#### [Description of the task]
Omit every picture and write out the rest of the records exactly.
══ Rows
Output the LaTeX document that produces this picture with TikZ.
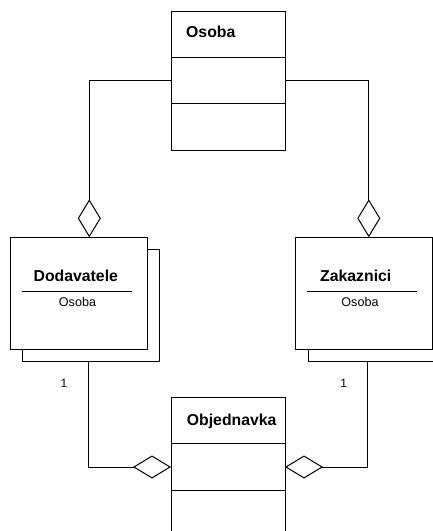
\documentclass[tikz,border=0pt]{standalone}
\usepackage{fontspec}
\setmainfont{Liberation Sans}
\usetikzlibrary{arrows.meta}
\begin{document}
\begin{tikzpicture}[x=1pt,y=-1pt,
  box/.style={draw=black, fill=white, line width=1pt, rectangle, inner sep=0pt, outer sep=0pt, anchor=north west},
  classbox/.style={box, minimum width=114pt},
  entity/.style={box, minimum width=137pt, minimum height=112pt},
  title/.style={font=\fontsize{15.8}{18}\selectfont\bfseries, inner sep=0pt},
  attr/.style={font=\fontsize{12.6}{15}\selectfont, anchor=base, inner sep=0pt},
  mult/.style={font=\fontsize{12}{14}\selectfont, anchor=base, inner sep=0pt},
  link/.style={draw=black, line width=1pt},
  agg/.style={link, -{Diamond[open, length=38pt, width=23pt, line width=1pt]}},
]
\useasboundingbox (0,0) rectangle (433,531);
\clip (0,0) rectangle (433,531);

% class Osoba with two empty compartments
\node[classbox, minimum height=138.3pt] (osoba) at (171.7,11.7) {};
\draw[link] ([yshift=-45.6pt]osoba.north west) -- ([yshift=-45.6pt]osoba.north east);
\draw[link] ([yshift=-92pt]osoba.north west) -- ([yshift=-92pt]osoba.north east);
\node[title, anchor=base west] (osobaT) at (186,37.3) {Osoba};

% Dodavatele (multi-object)
\node[entity] (dodS) at (22.5,249.8) {};
\node[entity] (dod) at (10,237.3) {};
\node[title, anchor=base] (dodT) at (75.8,281.7) {Dodavatele};
\draw[link] (21.7,291.5) -- (131.7,291.5);
\node[attr] (dodA) at (77.5,306.7) {Osoba};

% Zakaznici (multi-object)
\node[entity] (zakS) at (308,249.8) {};
\node[entity] (zak) at (295.5,237.3) {};
\node[title, anchor=base] (zakT) at (355.8,281.7) {Zakaznici};
\draw[link] (306.7,291.5) -- (416.7,291.5);
\node[attr] (zakA) at (360,306.7) {Osoba};

% class Objednavka
\node[classbox, minimum height=150pt] (obj) at (171,397.7) {};
\draw[link] ([yshift=-45.6pt]obj.north west) -- ([yshift=-45.6pt]obj.north east);
\draw[link] ([yshift=-92.3pt]obj.north west) -- ([yshift=-92.3pt]obj.north east);
\node[title, anchor=base west] (objT) at (186.7,425) {Objednavka};
\coordinate (objL) at ([yshift=-69.3pt]obj.north west);
\coordinate (objR) at ([yshift=-69.3pt]obj.north east);

% aggregations
\draw[agg] (osoba.west) -| ([xshift=10.8pt]dod.north);
\draw[agg] (osoba.east) -| ([xshift=4.8pt]zak.north);
\draw[agg] ([xshift=-3pt]dodS.south) |- (objL);
\draw[agg] ([xshift=-9pt]zakS.south) |- (objR);

% multiplicities
\node[mult] (m1) at (64,387.8) {1};
\node[mult] (m2) at (343.8,387.8) {1};
\end{tikzpicture}
\end{document}
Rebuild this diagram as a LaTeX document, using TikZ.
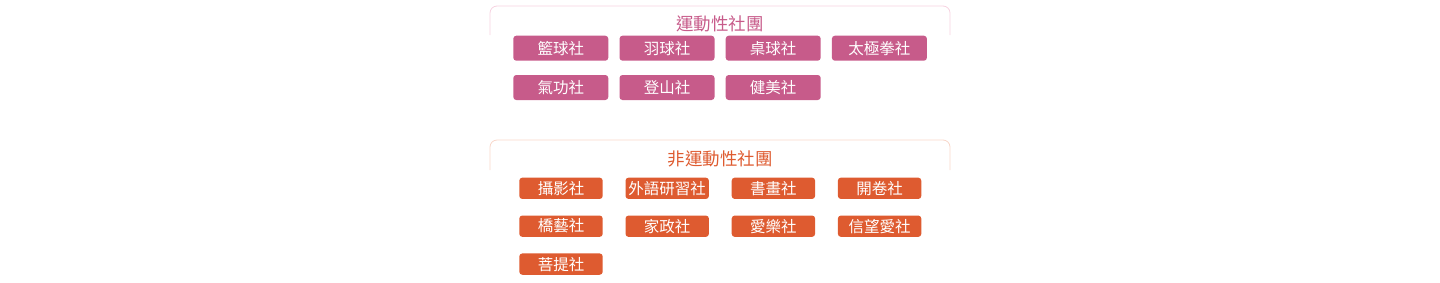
\documentclass[tikz,border=0pt]{standalone}
\usepackage{fontspec}
\newfontfamily\cjk{Noto Sans CJK TC}
\usetikzlibrary{positioning}
\definecolor{rose}{RGB}{199,91,138}
\definecolor{roseline}{RGB}{246,210,224}
\definecolor{rust}{RGB}{222,91,48}
\definecolor{rustline}{RGB}{248,214,200}

\begin{document}
\begin{tikzpicture}[x=1pt, y=-1pt,
        node distance=14.3pt and 11.2pt,
        frame/.style={line width=0.8pt, rounded corners=7pt},
        title/.style={font=\cjk\fontsize{17.5}{20}\selectfont},
        club/.style={rounded corners=3pt, inner sep=0pt, outer sep=0pt, text=white, font=\cjk\fontsize{15.5}{18}\selectfont},
        sport/.style={club, fill=rose, minimum width=95pt, minimum height=25pt},
        other/.style={club, fill=rust, minimum width=83.4pt, minimum height=21.3pt},
      ]
      \useasboundingbox (0,0) rectangle (1440,282);
      % sports clubs
      \draw[roseline, frame] (490,35) -- (490,6) -- (950,6) -- (950,35);
      \node[title, text=rose] (sporttitle) at (720,24) {運動性社團};
      \node[sport] (s1) at (560.8,48.2) {籃球社};
      \node[sport] (s2) [right=of s1] {羽球社};
      \node[sport] (s3) [right=of s2] {桌球社};
      \node[sport] (s4) [right=of s3] {太極拳社};
      \node[sport] (s5) [below=of s1] {氣功社};
      \node[sport] (s6) [right=of s5] {登山社};
      \node[sport] (s7) [right=of s6] {健美社};
      % other clubs
      \draw[rustline, frame] (490,170) -- (490,140) -- (950,140) -- (950,170);
      \node[title, text=rust] (othertitle) at (720,159) {非運動性社團};
      \node[other] (o1) at (561,188.3) {攝影社};
      \node[other] (o2) [right=22.8pt of o1] {外語研習社};
      \node[other] (o3) [right=22.8pt of o2] {書畫社};
      \node[other] (o4) [right=22.8pt of o3] {開卷社};
      \node[other] (o5) [below=16.6pt of o1] {橋藝社};
      \node[other] (o6) [right=22.8pt of o5] {家政社};
      \node[other] (o7) [right=22.8pt of o6] {愛樂社};
      \node[other] (o8) [right=22.8pt of o7] {信望愛社};
      \node[other] (o9) [below=16.6pt of o5] {菩提社};
    \end{tikzpicture}
\end{document}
════
#### [Response to the task]
Output the LaTeX document that produces this picture with TikZ.
\documentclass[tikz,border=0pt]{standalone}
\usepackage{fontspec}
\setmainfont{Liberation Sans}
\usetikzlibrary{arrows.meta}
\begin{document}
\begin{tikzpicture}[x=1pt,y=-1pt,
  box/.style={draw=black, fill=white, line width=1pt, rectangle, inner sep=0pt, outer sep=0pt, anchor=north west},
  classbox/.style={box, minimum width=114pt},
  entity/.style={box, minimum width=137pt, minimum height=112pt},
  title/.style={font=\fontsize{15.8}{18}\selectfont\bfseries, inner sep=0pt},
  attr/.style={font=\fontsize{12.6}{15}\selectfont, anchor=base, inner sep=0pt},
  mult/.style={font=\fontsize{12}{14}\selectfont, anchor=base, inner sep=0pt},
  link/.style={draw=black, line width=1pt},
  agg/.style={link, -{Diamond[open, length=38pt, width=23pt, line width=1pt]}},
]
\useasboundingbox (0,0) rectangle (433,531);
\clip (0,0) rectangle (433,531);

% class Osoba with two empty compartments
\node[classbox, minimum height=138.3pt] (osoba) at (171.7,11.7) {};
\draw[link] ([yshift=-45.6pt]osoba.north west) -- ([yshift=-45.6pt]osoba.north east);
\draw[link] ([yshift=-92pt]osoba.north west) -- ([yshift=-92pt]osoba.north east);
\node[title, anchor=base west] (osobaT) at (186,37.3) {Osoba};

% Dodavatele (multi-object)
\node[entity] (dodS) at (22.5,249.8) {};
\node[entity] (dod) at (10,237.3) {};
\node[title, anchor=base] (dodT) at (75.8,281.7) {Dodavatele};
\draw[link] (21.7,291.5) -- (131.7,291.5);
\node[attr] (dodA) at (77.5,306.7) {Osoba};

% Zakaznici (multi-object)
\node[entity] (zakS) at (308,249.8) {};
\node[entity] (zak) at (295.5,237.3) {};
\node[title, anchor=base] (zakT) at (355.8,281.7) {Zakaznici};
\draw[link] (306.7,291.5) -- (416.7,291.5);
\node[attr] (zakA) at (360,306.7) {Osoba};

% class Objednavka
\node[classbox, minimum height=150pt] (obj) at (171,397.7) {};
\draw[link] ([yshift=-45.6pt]obj.north west) -- ([yshift=-45.6pt]obj.north east);
\draw[link] ([yshift=-92.3pt]obj.north west) -- ([yshift=-92.3pt]obj.north east);
\node[title, anchor=base west] (objT) at (186.7,425) {Objednavka};
\coordinate (objL) at ([yshift=-69.3pt]obj.north west);
\coordinate (objR) at ([yshift=-69.3pt]obj.north east);

% aggregations
\draw[agg] (osoba.west) -| ([xshift=10.8pt]dod.north);
\draw[agg] (osoba.east) -| ([xshift=4.8pt]zak.north);
\draw[agg] ([xshift=-3pt]dodS.south) |- (objL);
\draw[agg] ([xshift=-9pt]zakS.south) |- (objR);

% multiplicities
\node[mult] (m1) at (64,387.8) {1};
\node[mult] (m2) at (343.8,387.8) {1};
\end{tikzpicture}
\end{document}
Rebuild this diagram as a LaTeX document, using TikZ.
\documentclass[tikz,border=0pt]{standalone}
\usepackage{fontspec}
\newfontfamily\cjk{Noto Sans CJK TC}
\usetikzlibrary{positioning}
\definecolor{rose}{RGB}{199,91,138}
\definecolor{roseline}{RGB}{246,210,224}
\definecolor{rust}{RGB}{222,91,48}
\definecolor{rustline}{RGB}{248,214,200}

\begin{document}
\begin{tikzpicture}[x=1pt, y=-1pt,
        node distance=14.3pt and 11.2pt,
        frame/.style={line width=0.8pt, rounded corners=7pt},
        title/.style={font=\cjk\fontsize{17.5}{20}\selectfont},
        club/.style={rounded corners=3pt, inner sep=0pt, outer sep=0pt, text=white, font=\cjk\fontsize{15.5}{18}\selectfont},
        sport/.style={club, fill=rose, minimum width=95pt, minimum height=25pt},
        other/.style={club, fill=rust, minimum width=83.4pt, minimum height=21.3pt},
      ]
      \useasboundingbox (0,0) rectangle (1440,282);
      % sports clubs
      \draw[roseline, frame] (490,35) -- (490,6) -- (950,6) -- (950,35);
      \node[title, text=rose] (sporttitle) at (720,24) {運動性社團};
      \node[sport] (s1) at (560.8,48.2) {籃球社};
      \node[sport] (s2) [right=of s1] {羽球社};
      \node[sport] (s3) [right=of s2] {桌球社};
      \node[sport] (s4) [right=of s3] {太極拳社};
      \node[sport] (s5) [below=of s1] {氣功社};
      \node[sport] (s6) [right=of s5] {登山社};
      \node[sport] (s7) [right=of s6] {健美社};
      % other clubs
      \draw[rustline, frame] (490,170) -- (490,140) -- (950,140) -- (950,170);
      \node[title, text=rust] (othertitle) at (720,159) {非運動性社團};
      \node[other] (o1) at (561,188.3) {攝影社};
      \node[other] (o2) [right=22.8pt of o1] {外語研習社};
      \node[other] (o3) [right=22.8pt of o2] {書畫社};
      \node[other] (o4) [right=22.8pt of o3] {開卷社};
      \node[other] (o5) [below=16.6pt of o1] {橋藝社};
      \node[other] (o6) [right=22.8pt of o5] {家政社};
      \node[other] (o7) [right=22.8pt of o6] {愛樂社};
      \node[other] (o8) [right=22.8pt of o7] {信望愛社};
      \node[other] (o9) [below=16.6pt of o5] {菩提社};
    \end{tikzpicture}
\end{document}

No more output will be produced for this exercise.